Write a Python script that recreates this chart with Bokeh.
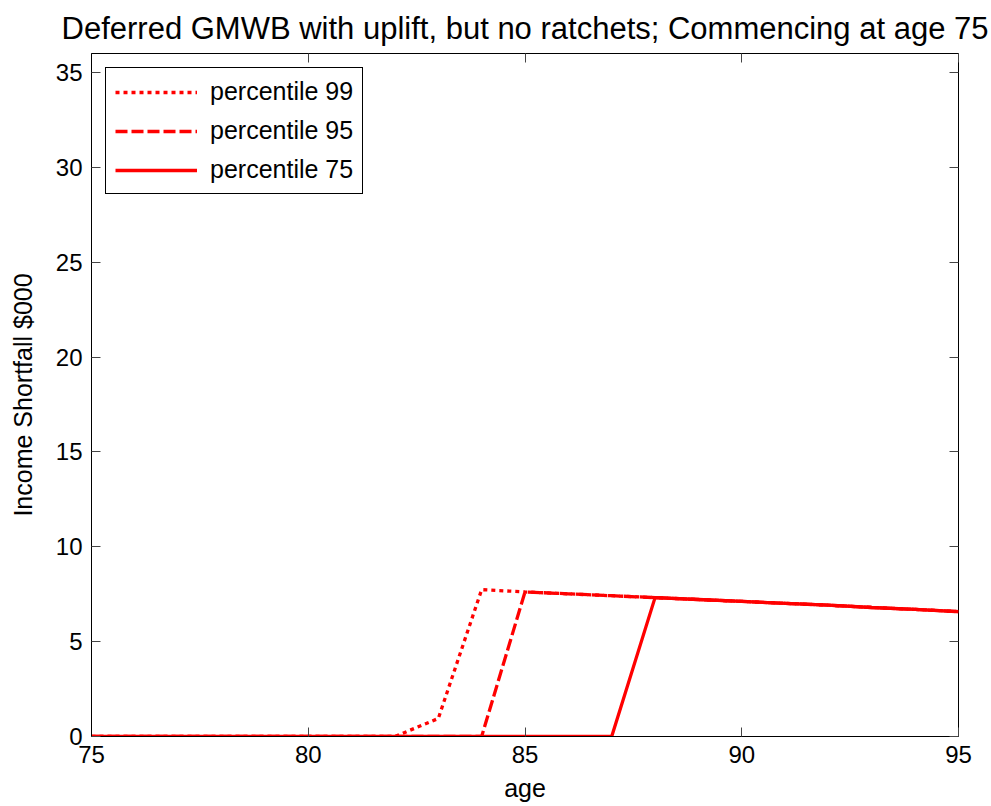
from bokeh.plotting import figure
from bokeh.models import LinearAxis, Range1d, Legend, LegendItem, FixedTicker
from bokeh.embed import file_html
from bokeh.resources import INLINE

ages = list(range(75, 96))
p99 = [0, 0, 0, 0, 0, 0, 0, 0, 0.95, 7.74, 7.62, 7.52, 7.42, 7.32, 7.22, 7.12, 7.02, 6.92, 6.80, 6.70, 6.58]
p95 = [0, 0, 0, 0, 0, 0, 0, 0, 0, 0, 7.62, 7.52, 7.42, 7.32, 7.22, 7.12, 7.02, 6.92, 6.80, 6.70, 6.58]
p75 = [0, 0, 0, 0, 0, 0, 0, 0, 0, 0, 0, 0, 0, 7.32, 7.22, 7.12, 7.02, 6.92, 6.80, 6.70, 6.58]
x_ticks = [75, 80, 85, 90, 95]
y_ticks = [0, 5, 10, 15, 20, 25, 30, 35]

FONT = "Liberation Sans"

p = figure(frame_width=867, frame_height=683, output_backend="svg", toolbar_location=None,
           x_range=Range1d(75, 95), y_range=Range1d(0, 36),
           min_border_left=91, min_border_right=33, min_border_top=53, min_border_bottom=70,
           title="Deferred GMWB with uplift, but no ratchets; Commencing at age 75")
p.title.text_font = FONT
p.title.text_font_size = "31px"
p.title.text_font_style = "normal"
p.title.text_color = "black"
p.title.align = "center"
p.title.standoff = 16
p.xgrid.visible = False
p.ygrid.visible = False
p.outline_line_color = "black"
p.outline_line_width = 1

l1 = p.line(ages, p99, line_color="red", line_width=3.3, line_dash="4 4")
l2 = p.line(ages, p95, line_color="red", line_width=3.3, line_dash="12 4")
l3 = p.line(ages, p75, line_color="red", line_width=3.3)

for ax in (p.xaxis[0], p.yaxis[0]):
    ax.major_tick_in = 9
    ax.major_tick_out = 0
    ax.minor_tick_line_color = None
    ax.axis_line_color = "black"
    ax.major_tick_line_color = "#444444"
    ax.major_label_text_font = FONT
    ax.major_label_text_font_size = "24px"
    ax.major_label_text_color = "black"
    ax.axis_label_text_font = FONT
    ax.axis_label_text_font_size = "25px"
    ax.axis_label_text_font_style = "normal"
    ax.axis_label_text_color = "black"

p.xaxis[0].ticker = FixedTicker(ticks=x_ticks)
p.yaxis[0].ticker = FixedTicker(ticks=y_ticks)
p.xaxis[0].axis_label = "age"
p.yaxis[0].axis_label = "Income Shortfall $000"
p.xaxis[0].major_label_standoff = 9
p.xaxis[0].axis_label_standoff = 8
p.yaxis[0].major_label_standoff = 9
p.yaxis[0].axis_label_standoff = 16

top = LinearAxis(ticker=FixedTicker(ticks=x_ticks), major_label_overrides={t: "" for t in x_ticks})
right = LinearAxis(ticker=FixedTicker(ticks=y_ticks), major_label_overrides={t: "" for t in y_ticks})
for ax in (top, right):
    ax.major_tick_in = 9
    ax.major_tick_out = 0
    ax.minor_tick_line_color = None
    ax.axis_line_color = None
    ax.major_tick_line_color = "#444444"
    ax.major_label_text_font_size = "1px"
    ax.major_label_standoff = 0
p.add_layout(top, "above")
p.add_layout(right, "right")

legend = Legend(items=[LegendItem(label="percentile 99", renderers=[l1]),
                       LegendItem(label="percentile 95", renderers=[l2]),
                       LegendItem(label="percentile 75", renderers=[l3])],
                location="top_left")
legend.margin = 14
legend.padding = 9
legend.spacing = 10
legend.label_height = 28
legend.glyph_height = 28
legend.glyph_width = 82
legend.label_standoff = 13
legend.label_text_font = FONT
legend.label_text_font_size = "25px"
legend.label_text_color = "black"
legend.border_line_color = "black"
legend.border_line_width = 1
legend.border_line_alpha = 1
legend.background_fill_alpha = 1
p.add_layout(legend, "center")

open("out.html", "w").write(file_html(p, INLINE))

◇ ◇ ◇ ◇

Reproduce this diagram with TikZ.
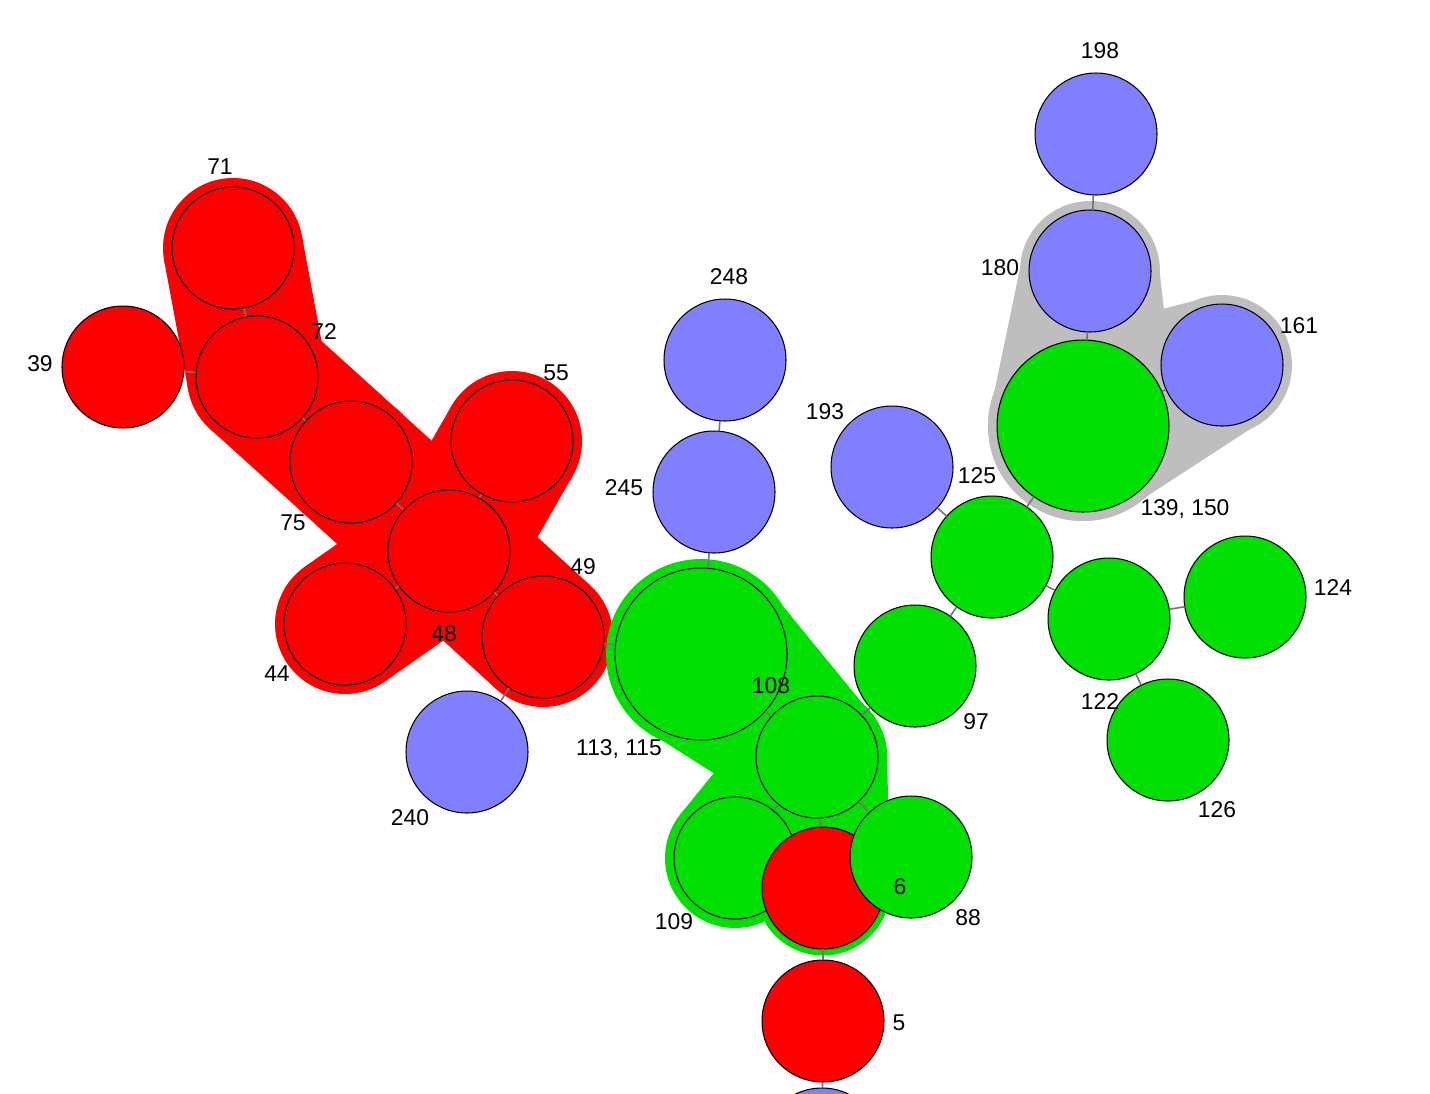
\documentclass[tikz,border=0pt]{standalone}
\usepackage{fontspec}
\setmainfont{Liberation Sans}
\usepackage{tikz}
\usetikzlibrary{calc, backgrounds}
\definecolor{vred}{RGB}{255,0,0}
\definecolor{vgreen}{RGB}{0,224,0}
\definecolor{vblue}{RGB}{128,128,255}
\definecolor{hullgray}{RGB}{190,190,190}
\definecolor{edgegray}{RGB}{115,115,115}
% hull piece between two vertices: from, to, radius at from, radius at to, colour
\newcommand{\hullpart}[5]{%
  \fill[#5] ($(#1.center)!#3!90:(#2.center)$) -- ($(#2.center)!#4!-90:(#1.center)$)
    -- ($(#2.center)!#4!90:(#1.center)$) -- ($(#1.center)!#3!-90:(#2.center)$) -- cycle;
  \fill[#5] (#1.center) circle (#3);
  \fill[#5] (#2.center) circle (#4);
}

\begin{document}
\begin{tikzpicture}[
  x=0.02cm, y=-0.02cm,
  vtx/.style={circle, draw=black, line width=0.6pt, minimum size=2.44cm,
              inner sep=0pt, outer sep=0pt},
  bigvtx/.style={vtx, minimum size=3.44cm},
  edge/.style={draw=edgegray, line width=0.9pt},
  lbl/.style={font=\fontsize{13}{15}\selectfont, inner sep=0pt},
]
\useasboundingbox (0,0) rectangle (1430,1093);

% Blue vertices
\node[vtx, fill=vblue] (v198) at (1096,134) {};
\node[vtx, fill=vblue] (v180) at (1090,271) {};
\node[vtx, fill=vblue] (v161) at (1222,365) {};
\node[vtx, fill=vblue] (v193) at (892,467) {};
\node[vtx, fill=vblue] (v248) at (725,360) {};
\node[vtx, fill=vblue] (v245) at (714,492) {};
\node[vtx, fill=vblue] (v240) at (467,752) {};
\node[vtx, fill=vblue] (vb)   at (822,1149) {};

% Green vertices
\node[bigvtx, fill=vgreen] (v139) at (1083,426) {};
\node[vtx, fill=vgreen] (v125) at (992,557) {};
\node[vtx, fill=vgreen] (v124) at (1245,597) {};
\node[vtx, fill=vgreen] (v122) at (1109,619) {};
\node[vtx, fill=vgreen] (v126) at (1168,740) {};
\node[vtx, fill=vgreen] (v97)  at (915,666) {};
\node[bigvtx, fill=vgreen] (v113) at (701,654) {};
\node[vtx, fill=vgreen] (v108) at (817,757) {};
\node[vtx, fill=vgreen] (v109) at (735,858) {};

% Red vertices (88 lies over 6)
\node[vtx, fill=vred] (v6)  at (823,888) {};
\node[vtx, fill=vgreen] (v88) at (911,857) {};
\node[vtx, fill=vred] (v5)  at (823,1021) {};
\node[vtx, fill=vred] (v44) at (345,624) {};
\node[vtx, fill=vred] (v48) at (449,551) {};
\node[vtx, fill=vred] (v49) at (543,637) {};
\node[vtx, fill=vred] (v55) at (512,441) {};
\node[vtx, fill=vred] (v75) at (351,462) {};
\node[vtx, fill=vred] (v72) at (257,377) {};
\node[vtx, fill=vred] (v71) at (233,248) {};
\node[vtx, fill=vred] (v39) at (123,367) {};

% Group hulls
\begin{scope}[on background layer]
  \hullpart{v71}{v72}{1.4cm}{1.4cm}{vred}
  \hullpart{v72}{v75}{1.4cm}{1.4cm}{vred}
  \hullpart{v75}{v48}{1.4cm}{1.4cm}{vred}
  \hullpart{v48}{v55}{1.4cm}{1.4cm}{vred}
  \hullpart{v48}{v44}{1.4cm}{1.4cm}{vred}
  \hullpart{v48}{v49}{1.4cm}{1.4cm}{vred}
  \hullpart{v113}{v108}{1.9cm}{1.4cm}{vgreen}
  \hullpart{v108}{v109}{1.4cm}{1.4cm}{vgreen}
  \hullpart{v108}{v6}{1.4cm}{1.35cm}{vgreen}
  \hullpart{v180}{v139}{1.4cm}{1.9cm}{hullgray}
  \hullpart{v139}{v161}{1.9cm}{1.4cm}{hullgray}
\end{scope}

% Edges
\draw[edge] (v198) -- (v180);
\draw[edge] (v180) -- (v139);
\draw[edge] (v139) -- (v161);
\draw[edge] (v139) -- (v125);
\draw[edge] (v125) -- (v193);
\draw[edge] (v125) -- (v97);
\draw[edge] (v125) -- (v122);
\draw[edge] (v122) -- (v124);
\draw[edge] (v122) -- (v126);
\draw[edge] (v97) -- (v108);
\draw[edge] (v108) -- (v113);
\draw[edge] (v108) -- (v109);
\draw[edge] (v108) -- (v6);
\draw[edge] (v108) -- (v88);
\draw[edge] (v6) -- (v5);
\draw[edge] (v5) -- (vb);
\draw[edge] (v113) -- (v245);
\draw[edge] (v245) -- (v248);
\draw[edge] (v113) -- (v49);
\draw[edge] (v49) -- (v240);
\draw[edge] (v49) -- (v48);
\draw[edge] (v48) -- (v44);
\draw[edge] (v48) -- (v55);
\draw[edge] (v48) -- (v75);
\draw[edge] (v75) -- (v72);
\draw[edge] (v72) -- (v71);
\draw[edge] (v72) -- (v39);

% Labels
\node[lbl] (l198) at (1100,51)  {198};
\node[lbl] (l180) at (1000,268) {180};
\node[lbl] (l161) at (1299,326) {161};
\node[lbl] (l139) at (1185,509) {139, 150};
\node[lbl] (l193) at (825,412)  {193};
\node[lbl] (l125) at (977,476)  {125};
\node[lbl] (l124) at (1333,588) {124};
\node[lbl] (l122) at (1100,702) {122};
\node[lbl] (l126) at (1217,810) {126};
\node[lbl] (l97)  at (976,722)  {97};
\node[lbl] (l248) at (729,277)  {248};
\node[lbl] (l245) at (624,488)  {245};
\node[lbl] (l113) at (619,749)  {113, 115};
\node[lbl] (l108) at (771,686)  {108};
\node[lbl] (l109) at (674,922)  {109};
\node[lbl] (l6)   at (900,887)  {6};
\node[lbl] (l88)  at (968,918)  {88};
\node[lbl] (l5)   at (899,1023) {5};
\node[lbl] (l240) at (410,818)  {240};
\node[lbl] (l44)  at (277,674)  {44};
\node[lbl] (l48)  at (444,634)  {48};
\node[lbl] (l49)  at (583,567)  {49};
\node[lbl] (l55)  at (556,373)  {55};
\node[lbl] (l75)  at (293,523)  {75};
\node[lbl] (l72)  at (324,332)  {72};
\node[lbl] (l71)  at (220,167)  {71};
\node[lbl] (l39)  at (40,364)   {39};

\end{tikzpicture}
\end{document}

◇ ◇ ◇ ◇

_JOB_
What's needed is an exact copy of the lines above from the one with "Write a Python" through the one with "from bokeh.resources import INLINE", both included; the pictures stay out.

_TASK RESPONSE_
Write a Python script that recreates this chart with Bokeh.
from bokeh.plotting import figure
from bokeh.models import LinearAxis, Range1d, Legend, LegendItem, FixedTicker
from bokeh.embed import file_html
from bokeh.resources import INLINE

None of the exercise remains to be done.